El uso de la coma en los casos anteriores distingue un significado del otro; por tanto, es muy importante considerar que la coma ayuda a aclarar las dependencias de las unidades sintácticas. Pero no siempre las ambigüedades pueden solucionarse con el empleo de la coma distintiva: habrá ocasiones en las que, en lugar de usar una coma, será más conveniente cambiar la redacción.
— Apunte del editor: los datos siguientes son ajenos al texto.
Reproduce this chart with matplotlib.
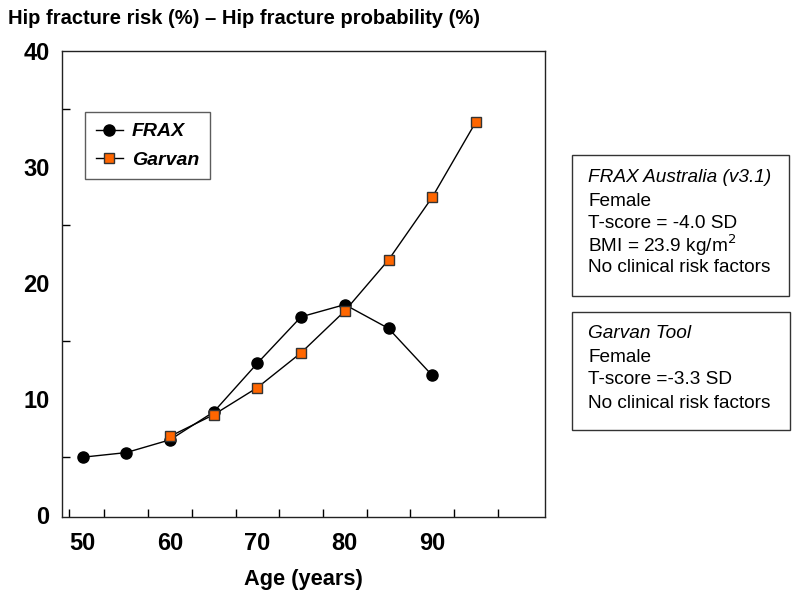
import matplotlib
matplotlib.use("Agg")
import matplotlib.pyplot as plt
from matplotlib.patches import Rectangle

plt.rcParams['font.family'] = ['Liberation Sans', 'DejaVu Sans']

frax_age = [50, 55, 60, 65, 70, 75, 80, 85, 90]
frax_val = [5.0, 5.4, 6.5, 8.9, 13.1, 17.1, 18.15, 16.1, 12.05]
garvan_age = [60, 65, 70, 75, 80, 85, 90, 95]
garvan_val = [6.8, 8.66, 11.0, 14.0, 17.6, 22.0, 27.4, 33.9]

x_labels = [50, 60, 70, 80, 90]
y_labels = [0, 10, 20, 30, 40]

title = "Hip fracture risk (%) \u2013 Hip fracture probability (%)"
xlabel = "Age (years)"
box1 = ["FRAX Australia (v3.1)", "Female", "T-score = -4.0 SD",
        "BMI = 23.9 kg/m$^2$", "No clinical risk factors"]
box2 = ["Garvan Tool", "Female", "T-score =-3.3 SD", "No clinical risk factors"]

W, H = 800, 597
fig = plt.figure(figsize=(8, 5.97), dpi=100)
ax = fig.add_axes([62 / W, 1 - 517 / H, (545 - 62) / W, (517 - 51) / H])

ax.plot(frax_age, frax_val, color='black', lw=1.0, marker='o', ms=8,
        mfc='black', mec='black', label='FRAX', zorder=3)
ax.plot(garvan_age, garvan_val, color='black', lw=1.0, marker='s', ms=7.5,
        mfc='#FF6600', mec='#333333', mew=1.0, label='Garvan', zorder=4)

ax.set_xlim(47.65, 102.9)
ax.set_ylim(-0.15, 40)

ax.set_xticks(x_labels)
ax.set_xticklabels([str(v) for v in x_labels])
ax.tick_params(axis='x', which='major', length=0, pad=11)
ax.set_xticks([48.5, 52.5, 57.5, 62.5, 67.5, 72.5, 77.5, 82.5, 87.5, 92.5, 97.5], minor=True)
ax.tick_params(axis='x', which='minor', direction='in', length=6, width=1)

ax.set_yticks(y_labels)
ax.set_yticklabels([str(v) for v in y_labels])
ax.set_yticks([5, 10, 15, 20, 25, 30, 35], minor=True)
ax.tick_params(axis='y', which='minor', direction='in', length=6, width=1)
ax.tick_params(axis='y', which='major', length=0, pad=9)

for lab in ax.get_xticklabels() + ax.get_yticklabels():
    lab.set_fontsize(17)
    lab.set_fontweight('bold')

for s in ax.spines.values():
    s.set_linewidth(1.0)
    s.set_color('#222222')

ax.set_xlabel(xlabel, fontsize=15.7, fontweight='bold', labelpad=10)

fig.text(8 / W, 1 - 18 / H, title, fontsize=14.5, fontweight='bold', va='center', ha='left')

leg = ax.legend(loc='upper left', bbox_to_anchor=((85 - 62) / (545 - 62), (517 - 112) / (517 - 51)),
                frameon=True, fancybox=False, edgecolor='#333333', handlelength=1.4,
                handletextpad=0.45, borderpad=0.55, labelspacing=0.55, borderaxespad=0,
                prop={'size': 14, 'weight': 'bold', 'style': 'italic'})
leg.get_frame().set_linewidth(1.0)

def draw_box(x0, y0, x1, y1, lines, ys):
    fig.patches.append(Rectangle((x0 / W, 1 - y1 / H), (x1 - x0) / W, (y1 - y0) / H,
                                 transform=fig.transFigure, fill=False,
                                 edgecolor='#333333', lw=1.0))
    for i, (t, y) in enumerate(zip(lines, ys)):
        fig.text(588 / W, 1 - y / H, t, fontsize=13.7, va='center', ha='left',
                 style='italic' if i == 0 else 'normal')

draw_box(572, 155, 789, 296, box1, [177, 201.5, 223.5, 245.5, 268])
draw_box(572, 312, 790, 430, box2, [333, 357, 380, 403])

fig.savefig('out.png', dpi=100)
Haciendo el traspaso a nuestra vida de fe, podemos también darnos cuenta de que hay algunos elementos obligatorios y otros opcionales. Lo obligatorio nos lo deja muy claro Jesús en el evangelio: «Os doy un mandamiento nuevo: amaos unos a otros; como yo os he amado, así también amaos los unos a los otros. Vuestro amor mutuo será el distintivo por el que todo el mundo os reconocerá como discípulos míos» (Jn 13,34-35). Y la manera de concretar el mandamiento del amor está en el imprescindible capítulo 25 de san Mateo: «Porque tuve hambre y me disteis de comer...». Cada cristiano, en las diversas vocaciones, laical, sacerdotal o a la vida religiosa, trata de concretar esta invitación de Jesús. Estamos llamados a amar y servir. Luego, en la práctica es la persona concreta, según sus dones y aptitudes, la que desarrolla su manera de amar en las múltiples formas de servicio.
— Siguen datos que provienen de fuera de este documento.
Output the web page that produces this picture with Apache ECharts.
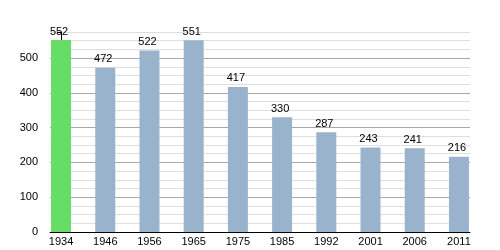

Hay otras dimensiones que son opcionales, aunque esto no significa que no sean importantes para los creyentes. Es el caso de las devociones populares. No pasa nada por no tener las mismas devociones, pero hemos de reconocer que tales devociones sirven a muchas personas. En Sevilla, por ejemplo, hay gran devoción a la Esperanza de Triana y a la Esperanza Macarena. No todos los sevillanos son devotos por igual de ambas advocaciones –incluso, como es sabido, hay más advocaciones marianas en la ciudad–, aunque es cierto que a muchos les ayuda en su camino cristiano. Además, las hermandades y cofradías han realizado un ingente esfuerzo en las últimas décadas en vehicular la devoción al compromiso con los más pobres y a la formación teológica.